Cumhurbaşkanı Recep Tayyip Erdoğan'ın açıklamalarından öne çıkanlar:
Elbette afet riski olan her yerde bu projeleri uygulayacağız ama nüfus yoğunluğu ve ekonomik sonuçları gibi hususlar sebebiyle İstanbul önceliklerimiz başında yer almak mecburiyetinde. Bugüne kadar 81 vilayetimizde yaptığımız 1 milyon 180 bin TOKİ konutuyla ilgili herhangi bir sıkıntı yaşamadık. Son depremlerden de bu konutlarımız alınlarının akıyla çıktı. 11 ilimizde yapacağımız 650 bin konutla şehirlerimizi yeniden ayağa kaldırmak için gece gündüz çalışıyoruz. Bugüne kadar ülkenin dört bir yanında 3,3 konutun inşasını sağladık. 20 milyona yakın insanımızı güvenli yuvalara kavuşturduk. Hem mevcut projeleri hızlandırmakta hem de yeni projeleri olabilecek en kısa sürede hayata geçirmekte kararlıyız.
Örnek bir proje yürütülüyor. Ortalama olarak projenin 3'te 1'i tamamlandı. Projenin ilk etabında inşa ettiğimiz anahtarları teslim ediyoruz. Projenin ikinci ve üçüncü etaptaki dönüşüm çalışmalarını başlatıyoruz. Önümüzdeki yılın temmuz ayına kadar konutları sahiplerine teslim edeceğiz. Şimdi İstanbul'da acilen dönüştürmemiz gereken 1,5 milyon riskli konut var. İstanbul'un Avrupa ve Anadolu yakasında 500 bin konutluk uydu kentler planlıyoruz.
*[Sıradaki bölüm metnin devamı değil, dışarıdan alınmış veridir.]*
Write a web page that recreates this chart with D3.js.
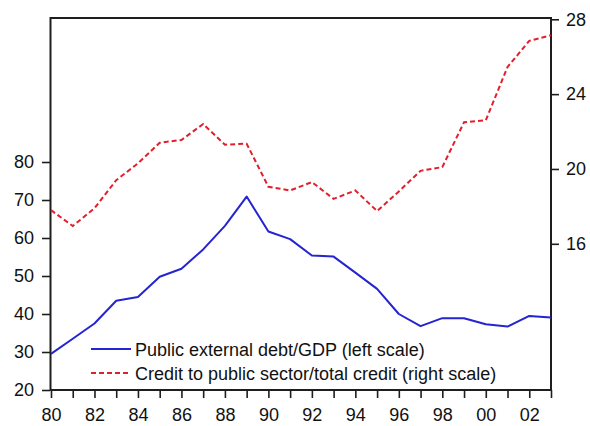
<!DOCTYPE html>
<html>
<head>
<meta charset="utf-8">
<script src="https://cdn.jsdelivr.net/npm/d3@7"></script>
<style>
  html, body { margin: 0; padding: 0; background: #fff; }
  svg { display: block; }
  text { font-family: "Liberation Sans", Arial, Helvetica, sans-serif; fill: #111; }
</style>
</head>
<body>
<svg id="chart" width="590" height="426"></svg>
<script>
// ---- data ----
const years = [1980,1981,1982,1983,1984,1985,1986,1987,1988,1989,1990,1991,
               1992,1993,1994,1995,1996,1997,1998,1999,2000,2001,2002,2003];
const publicExternalDebt = [29.5,33.5,37.5,43.5,44.5,49.8,51.9,57.0,63.2,70.9,61.7,59.7,
                            55.4,55.1,50.9,46.6,40.0,36.8,38.9,38.9,37.3,36.7,39.5,39.1];
const creditPublicSector = [17.8,16.95,17.9,19.4,20.3,21.4,21.55,22.4,21.3,21.35,19.05,18.85,
                            19.3,18.4,18.85,17.75,18.8,19.9,20.1,22.5,22.6,25.45,26.85,27.15];
const leftTicks = [20,30,40,50,60,70,80];
const rightTicks = [16,20,24,28];
const legendLabels = ["Public external debt/GDP (left scale)",
                      "Credit to public sector/total credit (right scale)"];

// ---- layout ----
const svg = d3.select("#chart");
const L = 51, R = 551, T = 18, B = 390;
const x = d3.scaleLinear().domain([1980, 2003]).range([L, R]);
const yL = d3.scaleLinear().domain([20, 80]).range([B, 162]);
const yR = d3.scaleLinear().domain([16, 28]).range([243.8, 19.3]);

const fontSize = 18;
const axisColor = "#1e1e1e";

// frame
svg.append("rect")
  .attr("x", L - 0.5).attr("y", T).attr("width", R - L + 0.5).attr("height", B - T)
  .attr("fill", "none").attr("stroke", axisColor).attr("stroke-width", 2);

function styleAxis(g) {
  g.select(".domain").remove();
  g.selectAll(".tick line").attr("stroke", axisColor).attr("stroke-width", 1.6);
  g.selectAll(".tick text").attr("font-size", fontSize)
    .attr("font-family", "'Liberation Sans', Arial, Helvetica, sans-serif")
    .attr("fill", "#111");
}

// left axis
svg.append("g").attr("transform", `translate(${L - 1},0)`)
  .call(d3.axisLeft(yL).tickValues(leftTicks).tickSize(8).tickPadding(8).tickFormat(d3.format("d")))
  .call(styleAxis);

// right axis
svg.append("g").attr("transform", `translate(${R},0)`)
  .call(d3.axisRight(yR).tickValues(rightTicks).tickSize(8).tickPadding(7).tickFormat(d3.format("d")))
  .call(styleAxis);

// bottom axis
svg.append("g").attr("transform", `translate(0,${B})`)
  .call(d3.axisBottom(x).tickValues(years).tickSize(8).tickPadding(10)
        .tickFormat(d => d % 2 === 0 ? String(d % 100).padStart(2, "0") : ""))
  .call(styleAxis);

// lines
const blueLine = d3.line().x((d, i) => x(years[i])).y(d => yL(d));
const redLine = d3.line().x((d, i) => x(years[i])).y(d => yR(d));

svg.append("path").datum(publicExternalDebt)
  .attr("d", blueLine).attr("fill", "none")
  .attr("stroke", "#2424d0").attr("stroke-width", 2).attr("stroke-linejoin", "round");

svg.append("path").datum(creditPublicSector)
  .attr("d", redLine).attr("fill", "none")
  .attr("stroke", "#e0202c").attr("stroke-width", 2).attr("stroke-dasharray", "5,3");

// legend
const legendX0 = 91, legendX1 = 131, legendTextX = 135;
const legendYs = [349, 373];
const legendStyles = [{stroke: "#2424d0", dash: null}, {stroke: "#e0202c", dash: "5,3"}];
legendLabels.forEach((lab, i) => {
  svg.append("line")
    .attr("x1", legendX0).attr("x2", legendX1)
    .attr("y1", legendYs[i]).attr("y2", legendYs[i])
    .attr("stroke", legendStyles[i].stroke).attr("stroke-width", 2)
    .attr("stroke-dasharray", legendStyles[i].dash);
  svg.append("text")
    .attr("x", legendTextX).attr("y", legendYs[i] + 6.5)
    .attr("font-size", fontSize).text(lab);
});
</script>
</body>
</html>
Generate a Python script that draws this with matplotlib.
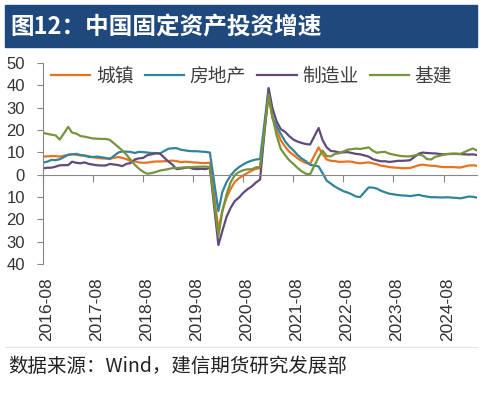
import pandas as pd
import matplotlib
matplotlib.use('Agg')
import matplotlib.pyplot as plt
from matplotlib.patches import Rectangle
from matplotlib.lines import Line2D
from matplotlib.transforms import ScaledTranslation

plt.rcParams['font.family'] = ['Noto Sans CJK SC', 'DejaVu Sans']

# monthly cumulative YoY (%), no January figures
months = pd.date_range('2016-08-01', '2025-04-01', freq='MS')
months = months[months.month != 1]

urban = [8.1, 8.2, 8.3, 8.3, 8.1,
         8.9, 9.2, 8.9, 8.6, 8.6, 8.3, 7.8, 7.5, 7.3, 7.2, 7.2,
         7.9, 7.5, 7.0, 6.1, 6.0, 5.5, 5.3, 5.4, 5.7, 5.9, 5.9,
         6.1, 6.3, 6.1, 5.6, 5.8, 5.7, 5.5, 5.4, 5.2, 5.2, 5.4,
         -24.5, -16.1, -10.3, -6.3, -3.1, -1.6, -0.3, 0.8, 1.8, 2.6, 2.9,
         35.0, 25.6, 19.9, 15.4, 12.6, 10.3, 8.9, 7.3, 6.1, 5.2, 4.9,
         12.2, 9.3, 6.8, 6.2, 6.1, 5.7, 5.8, 5.9, 5.8, 5.3, 5.1,
         5.5, 5.1, 4.7, 4.0, 3.8, 3.4, 3.2, 3.1, 2.9, 2.9, 3.0,
         4.2, 4.5, 4.2, 4.0, 3.9, 3.6, 3.4, 3.4, 3.4, 3.3, 3.2,
         4.1, 4.2, 4.0]

realty = [5.4, 5.8, 6.6, 6.5, 6.9,
          8.9, 9.1, 9.3, 8.8, 8.5, 7.9, 7.9, 8.1, 7.8, 7.5, 7.0,
          9.9, 10.4, 10.3, 10.2, 9.7, 10.2, 10.1, 9.9, 9.7, 9.7, 9.5,
          11.6, 11.8, 11.9, 11.2, 10.9, 10.6, 10.5, 10.5, 10.3, 10.2, 9.9,
          -16.3, -7.7, -3.3, -0.3, 1.9, 3.4, 4.6, 5.6, 6.3, 6.8, 7.0,
          38.3, 25.6, 21.6, 18.3, 15.0, 12.7, 10.9, 8.8, 7.2, 6.0, 4.4,
          3.7, 0.7, -2.7, -4.0, -5.4, -6.4, -7.4, -8.0, -8.8, -9.8, -10.0,
          -5.7, -5.8, -6.2, -7.2, -7.9, -8.5, -8.8, -9.1, -9.3, -9.4, -9.6,
          -9.0, -9.5, -9.8, -10.1, -10.1, -10.2, -10.2, -10.1, -10.3, -10.4, -10.6,
          -9.8, -9.9, -10.3]

manuf = [2.8, 3.1, 3.1, 3.6, 4.2,
         4.3, 5.8, 5.3, 5.1, 5.5, 4.8, 4.5, 4.2, 4.1, 4.1, 4.8,
         4.3, 3.8, 4.8, 5.2, 6.8, 7.3, 7.5, 8.7, 9.1, 9.5, 9.5,
         5.9, 4.6, 2.5, 2.7, 3.0, 3.3, 2.6, 2.5, 2.6, 2.5, 3.1,
         -31.5, -25.2, -18.8, -14.8, -11.7, -10.2, -8.1, -6.5, -5.3, -3.5, -2.2,
         38.8, 29.8, 23.8, 20.4, 19.2, 17.3, 15.7, 14.8, 14.2, 13.7, 13.5,
         20.9, 15.6, 12.2, 10.6, 10.4, 9.9, 10.0, 10.1, 9.7, 9.3, 9.1,
         8.1, 7.0, 6.4, 6.0, 6.0, 5.7, 5.9, 6.2, 6.2, 6.3, 6.5,
         9.4, 9.9, 9.7, 9.6, 9.5, 9.3, 9.1, 9.2, 9.3, 9.3, 9.2,
         9.0, 9.1, 8.8]

infra = [18.7, 18.3, 17.9, 17.6, 15.7,
         21.4, 18.8, 18.4, 17.3, 17.0, 16.6, 16.2, 16.1, 16.0, 16.0, 15.6,
         12.4, 10.9, 9.0, 6.7, 4.5, 2.7, 1.3, 0.4, 0.7, 1.2, 1.8,
         2.5, 2.9, 3.0, 3.1, 3.3, 3.3, 3.4, 3.5, 3.6, 3.6, 3.4,
         -27.5, -16.4, -8.8, -3.3, -0.1, 1.2, 2.0, 2.4, 2.4, 3.3, 3.4,
         36.0, 26.0, 17.5, 11.5, 8.8, 6.5, 4.8, 3.0, 1.5, 0.4, 0.2,
         7.8, 10.8, 8.3, 8.2, 9.3, 9.6, 10.4, 11.2, 11.4, 11.7, 11.5,
         12.2, 10.8, 9.8, 10.1, 10.2, 9.4, 9.0, 8.6, 8.3, 8.2, 8.2,
         9.0, 8.6, 7.0, 6.8, 8.0, 8.4, 9.0, 9.3, 9.4, 9.4, 9.3,
         11.0, 11.7, 10.8]

names = ['城镇', '房地产', '制造业', '基建']
colors = ['#E8731E', '#31849B', '#604A7B', '#77933C']
tick_dates = pd.date_range('2016-08-01', '2024-08-01', freq='12MS')
tick_labels = [d.strftime('%Y-%m') for d in tick_dates]

W, H = 483, 394
fig = plt.figure(figsize=(W / 100, H / 100), dpi=100)

# title bar
fig.patches.append(Rectangle((5 / W, 1 - 47 / H), 472 / W, 42 / H,
                             transform=fig.transFigure, color='#1F497D', zorder=0))
fig.text(10 / W, 1 - 27 / H, '图12：中国固定资产投资增速', color='white',
         fontsize=17, fontweight='bold', va='center', ha='left')

ax = fig.add_axes([43 / W, 1 - 264 / H, (477 - 43) / W, (264 - 63) / H])
lines = []
for vals, name, c in zip([urban, realty, manuf, infra], names, colors):
    ln, = ax.plot(months, vals, color=c, lw=1.6, label=name)
    lines.append(ln)

gray = '#868686'
ax.set_xlim(pd.Timestamp('2016-08-01'), pd.Timestamp('2025-04-01'))
ax.set_ylim(-40, 50)
yt = list(range(-40, 51, 10))
ax.set_yticks(yt)
ax.set_yticklabels([str(abs(v)) for v in yt], fontfamily='Liberation Sans',
                   fontsize=12, color='#333333')
ax.set_xticks(tick_dates)
ax.tick_params(axis='x', labelbottom=False, length=5, color=gray, width=0.8)
ax.tick_params(axis='y', length=4, color=gray, width=0.8, pad=9)
for s in ['top', 'right']:
    ax.spines[s].set_visible(False)
ax.spines['bottom'].set_position(('data', 0))
ax.spines['bottom'].set_color(gray)
ax.spines['left'].set_color(gray)
ax.spines['bottom'].set_linewidth(0.8)
ax.spines['left'].set_linewidth(0.8)

# category labels sit below the plot, not on the zero line
xform = ax.get_xaxis_transform() + ScaledTranslation(0.035, 0, fig.dpi_scale_trans)
for d, lab in zip(tick_dates, tick_labels):
    ax.text(d, -0.065, lab, transform=xform, rotation=90, ha='center', va='top',
            fontfamily='Liberation Sans', fontsize=12.5, color='#333333')

fig.legend(handles=lines, loc='center left', bbox_to_anchor=(51 / W, 1 - 76 / H),
           ncol=4, frameon=False, fontsize=13.5, handlelength=2.1,
           handletextpad=0.3, columnspacing=0.6, borderpad=0, borderaxespad=0,
           labelcolor='#404040')

fig.lines.append(Line2D([5 / W, 477 / W], [1 - 347 / H, 1 - 347 / H],
                        transform=fig.transFigure, color='#E6E6E6', lw=0.8))
fig.text(8 / W, 1 - 366 / H, '数据来源：Wind，建信期货研究发展部', fontsize=14,
         style='italic', color='#222222', va='center', ha='left')

fig.savefig('out.png', dpi=100)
Mümkün olan en kısa sürede gerçekleşmesinin takipçisi olacağız.
Kentsel dönüşüm kredilerinin limitlerini 1 milyon 200 bin liraya çıkardık. Bayramın ilk günü kentsel dönüşüme ivme katacak yeni bir müjdeyi inşallah milletimizle paylaşacağız. Ne İstanbul ne de Türkiye göz göre göre gelen böyle bir tehdidin altında kalmayı hak etmiyor.
İstanbul'un en ihmal edilmiş bölgesini aldık en prestijli hale getirdik. Türkiye'yi de 21 yıl önce Fikirtepe'nin eski hali gibi aldık. 94 yılında İstanbul'u nasıl aldık hatırlayın, çöp, çukur, çamur. Buralar öyle değil miydi? Çöpten çukurdan çamurdan biz temizlemedik mi? İstanbul'un yönetiminde CHP vardı. CHP demek çöp demektir, susuzluk demektir. Ne yaptık 1 yılda tertemiz bir İstanbul meydana getirdik. 1 yılda susuzluğu giderdik ve İstanbul suyuna kavuştu.
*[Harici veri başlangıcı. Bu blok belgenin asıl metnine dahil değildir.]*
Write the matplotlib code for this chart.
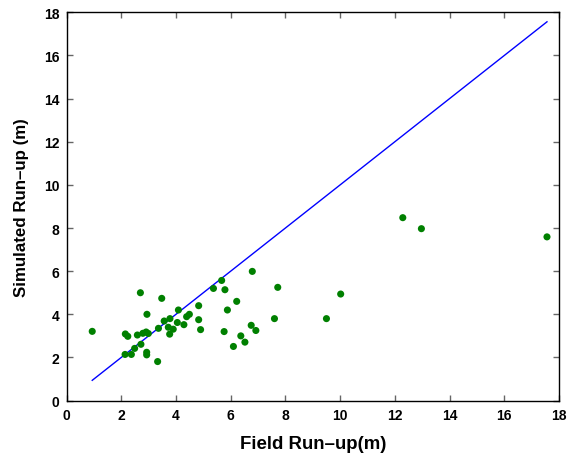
import matplotlib
matplotlib.use("Agg")
import matplotlib.pyplot as plt
import numpy as np

plt.rcParams['font.family'] = ['Liberation Sans', 'DejaVu Sans']

field = [0.94, 2.70, 3.48, 2.94, 4.09, 4.83, 4.83, 4.90, 4.49, 4.39, 4.29, 4.05,
         3.78, 3.57, 3.72, 3.90, 3.77, 3.36, 2.15, 2.24, 2.59, 2.79, 2.91, 2.99,
         2.72, 2.49, 2.14, 2.37, 2.93, 2.93, 3.33,
         6.79, 5.67, 5.37, 5.79, 7.72, 10.02, 6.22, 5.88, 7.60, 9.50, 5.76,
         6.75, 6.92, 6.37, 6.52, 6.10, 12.29, 12.97, 17.56]
simulated = [3.21, 5.00, 4.74, 4.00, 4.20, 4.40, 3.75, 3.29, 4.00, 3.89, 3.52, 3.62,
             3.80, 3.69, 3.40, 3.31, 3.08, 3.35, 3.09, 2.98, 3.04, 3.12, 3.18, 3.11,
             2.61, 2.42, 2.14, 2.14, 2.24, 2.12, 1.81,
             5.99, 5.57, 5.20, 5.14, 5.25, 4.94, 4.60, 4.20, 3.80, 3.80, 3.20,
             3.49, 3.25, 3.00, 2.71, 2.51, 8.48, 7.97, 7.59]

fig = plt.figure(figsize=(5.68, 4.56), dpi=100)
ax = fig.add_axes([0.1171, 0.1193, 0.9842 - 0.1171, 0.9708 - 0.1193])

lo, hi = min(field), max(field)
ax.plot([lo, hi], [lo, hi], color='#0000ff', lw=1.0, zorder=2)
ax.scatter(field, simulated, s=26, color='#008000', edgecolors='none', zorder=3)

ax.set_xlim(0, 18)
ax.set_ylim(0, 18)
ax.set_xticks(np.arange(0, 19, 2))
ax.set_yticks(np.arange(0, 19, 2))
ax.tick_params(direction='in', length=4, width=1, color='#666666',
               top=True, right=True, labelsize=10, pad=5)
for lab in ax.get_xticklabels() + ax.get_yticklabels():
    lab.set_fontweight('bold')
for sp in ax.spines.values():
    sp.set_linewidth(1.0)
    sp.set_color('black')

ax.set_xlabel('Field Run–up(m)', fontsize=13.4, fontweight='bold', labelpad=10)
ax.set_ylabel('Simulated Run–up (m)', fontsize=12.2, fontweight='bold', labelpad=11)

fig.savefig('out.png', dpi=100)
Vesayetle mücadele ettik, emperyalistlere meydana okuduk. Cudi, Gabar'ı bütün bu teröristlerden biz temizledik. Bütün buradaki mağaraları delik deşik ettik. Gençler, şimdi Kandil'den meydan okuyorlar ne diyorlar Bay Bay Kemal'i destekleyeceğiz. Ben de diyorum ki 14 Mayıs'ta benim milletim Kandil'e prim vermeyecek.
Karşımızda 7'li bir ittifak oluşturdular. Aylar yıllar süren kavganın ardından karşımızda Bay Bay Kemal'i aday olarak çıkardılar. Ama bu Bay Bay Kemal her biri ayrı alemde yaşayan 7 cumhurbaşkanı yardımcısından habersiz adım atmayacakmış. Böyle devlet yönetimi olur mu? Bu nasıl bir anlayış. Bunlar bu devletimizi batırmaktan başka hiçbir işe yaramaz. Yol erkenken kararımızı vereceğiz ve sandıkları patlatacağız. PKK'sını FETÖ'sünü Londra tefecilerini saymıyorum bile. Bay Bay Kemal 300 milyar dolar getirecekmiş Londra'dan. Şimdi bu Frankestian koalisyonu 85 milyonluk Türkiye'yi yönetecekmiş. Ne yapacakmış küresel düzeyde siyasi, ekonomik, askeri iddialara sahip Türkiye'nin geleceğini inşa edecekmiş. Daha 7 kişi birbirini idare edemeyenler 85 milyonu nasıl yönetecek.
Biz TCG Anadolu'yu ordumuza teslim ettik. Bugün TCG Anadolu halkımızın ziyaretine açıldı. Bunu gerçekleştirmek de bize nasip oldu. Bir toplu iğneyi üretemeyen Türkiye'den artık savunma sanayinde bütün bunları üreten Türkiye'ye geldik.